Saturday, December 8, 2012

They Call Him Dr. Feelgood

The Lass Wore Black by Karen Ranney

Disclaimer: I received this book from the author in exchange for a review. 

Summary: Catriona Cameron was once famed for her seductive beauty and charm. Now she saw no one, hiding from the world...and no one dared break through her self-imposed exile.

No one, that is, until Mark Thorburn burst into her home, and Catriona's darkened world began to have color again. Thorburn, secretly the heir to an Earldom, claimed he was a footman. But Catriona didn't care about the scandal their passion could cause...for this very touch sparked her back to a life of sensuality, one she thought she'd never have again.

Little does she know that Mark is part of masquerade. One that will end when they become the target of a madman set on revenge. Mark realizes he will have to do more than win her love...he will have to save her life as well.

Review: An enjoyable romance with an unusual heroine, a noble doctor, and some drama thrown in for good measure.

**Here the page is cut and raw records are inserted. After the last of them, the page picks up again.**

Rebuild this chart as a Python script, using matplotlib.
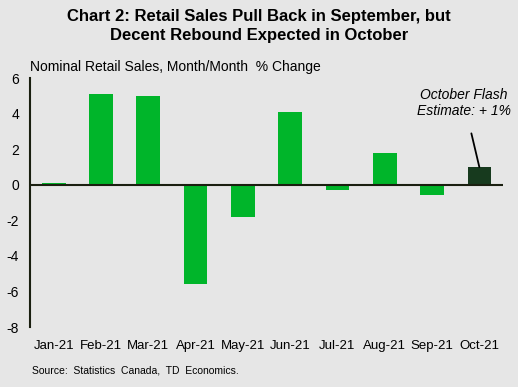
import matplotlib
matplotlib.use('Agg')
import matplotlib.pyplot as plt
import numpy as np

months = ['Jan-21', 'Feb-21', 'Mar-21', 'Apr-21', 'May-21', 'Jun-21',
          'Jul-21', 'Aug-21', 'Sep-21', 'Oct-21']
pct_change = [0.1, 5.1, 5.0, -5.6, -1.8, 4.1, -0.3, 1.8, -0.6, 1.0]
flash_month = 'Oct-21'
yticks = [6, 4, 2, 0, -2, -4, -6, -8]

plt.rcParams['font.family'] = ['Liberation Sans', 'DejaVu Sans']
plt.rcParams['axes.unicode_minus'] = False

bg = '#e6e6e6'
green = '#00b52a'
dark = '#173a1e'

fig = plt.figure(figsize=(5.18, 3.87), dpi=100, facecolor=bg)
ax = fig.add_axes([0.058, 0.155, 0.913, 0.643], facecolor=bg)

x = np.arange(len(months))
colors = [dark if m == flash_month else green for m in months]
ax.bar(x, pct_change, width=0.5, color=colors, zorder=2)

ax.set_xlim(-0.5, len(months) - 0.5)
ax.set_ylim(-8, 6)
ax.set_yticks(yticks)
ax.set_xticks(x)
ax.set_xticklabels(months)
ax.tick_params(axis='both', length=0, colors='black')
ax.tick_params(axis='x', pad=9, labelsize=9.5)
ax.tick_params(axis='y', pad=8, labelsize=10)

for s in ['top', 'right', 'bottom']:
    ax.spines[s].set_visible(False)
ax.spines['left'].set_color('#1a1f10')
ax.spines['left'].set_linewidth(1.5)
ax.axhline(0, color='#1a1f10', linewidth=1.5, zorder=3)

# flash estimate callout
i = months.index(flash_month)
ax.annotate('October Flash\nEstimate: + 1%', xy=(i, pct_change[i]),
            xytext=(8.68, 4.6), ha='center', va='center',
            fontsize=10, style='italic', linespacing=1.25,
            arrowprops=dict(arrowstyle='-', color='black', lw=1.3,
                            shrinkA=9, shrinkB=0))

fig.text(0.5, 0.978, 'Chart 2: Retail Sales Pull Back in September, but\nDecent Rebound Expected in October',
         ha='center', va='top', fontsize=12, fontweight='bold', linespacing=1.35)
fig.text(0.058, 0.827, 'Nominal Retail Sales, Month/Month  % Change',
         ha='left', va='center', fontsize=10)
fig.text(0.062, 0.043, 'Source:  Statistics  Canada,  TD  Economics.',
         ha='left', va='center', fontsize=7.5)

plt.savefig('out.png', dpi=100, facecolor=bg)
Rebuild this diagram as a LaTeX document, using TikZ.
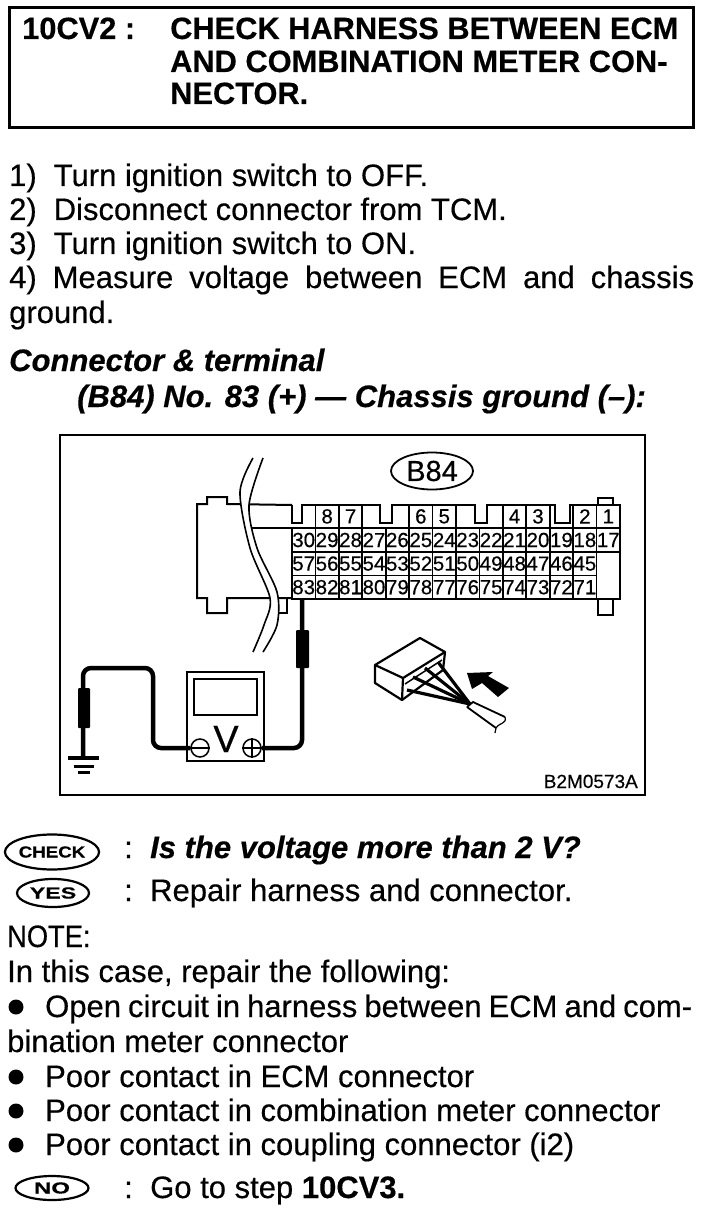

This is the second book I've read with a nobleman masquerading as a footman. In both books, the main female characters wonder how they ever could have considered the men to be servants. I know hindsight is 20-20, but wouldn't have someone suspected or told them? I've only read two books with this plot device and I am not the biggest fan of it. I am enjoying the handsome doctors in romance recently though. It's nice if they are snarky, but nice, kind, and caring doctors work just as well. 

Catriona was a trying character and while I did feel pity for her, a number of times I wanted to smack her. Her reaction was understandable though. I cannot imagine what it would be like to become as scarred as she was. She needed to find a new purpose in life and I was genuinely glad when she did find a new purpose and a reason to thrive instead of merely surviving. The romance between Catriona and Mark was a little odd at times, but it was a sweet romance and believable.


Recommendation: I would recommend this book to those that enjoy historic romance, especially with scarred heroines or noblemen masquerading as servants.